I've become a downright radical insurgent conservative in recent years. It's to the point that burn it all down and salt the Earth where its smoking ruins once stood is barely sufficient.

The insurgents can be broken down into the burn it down types, and the massive reduction & reform types. Trump is probably the latter, but even that represents radical change that must horrify the institutionalists. What should horrify them more, however, is what will happen if the reformists *fail*.

Then they will have to deal with folks like me.

brinster said...

Dystopic, I'm with you brother.

Anonymous said...

Rush pointed out some time ago that liberal and conservative labels are essentially backwards in these strange times.
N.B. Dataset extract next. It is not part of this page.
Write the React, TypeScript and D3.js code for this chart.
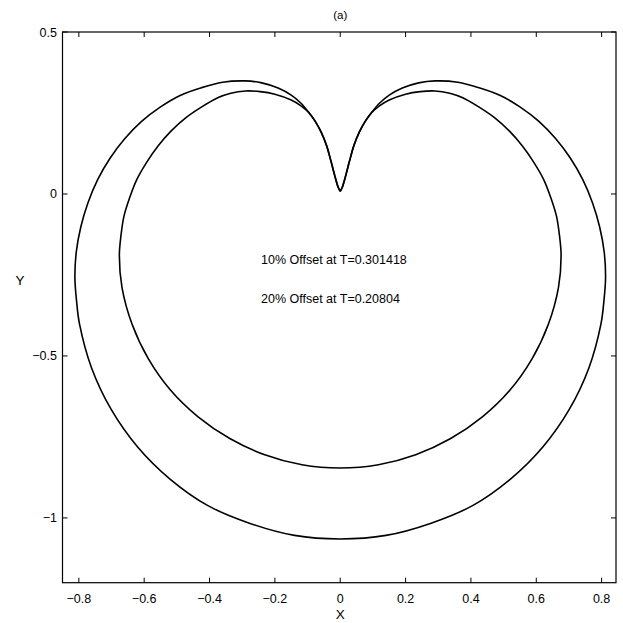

As for me.. you'll find no stronger raging insurgent conservative. I live on the border of libertarianism. I'd move there completely except some tenets are unworkable. Not to mention their candidate selection can bring into question their sincerity and/or intelligence. I don't care that Mr. Johnson smoke(s)d dope as long as he is sober at work. I do care that a candidate for POTUS has less knowledge of world affairs than I do. Don't get me started on the whole eliminating taxes business!

Unknown said...

I had to read it twice, cause my brain keeps being revenant when I least expect it. Francis, I think you could have added some facets of the economic dimension in there for a more complete analysis. That being said, I'm with brinster.

Linda Fox said...

Insurgent conservatism is more likely to win. Too many have no touchstone for conserving what previous eras held dear - they have been indoctrinated into believing that it has something to do with KKK and neo-Nazism.

What they CAN look to is the actual Constitution. Paring down our legal structure to the bare-bones is, as they see it, sensible and 'conservative'.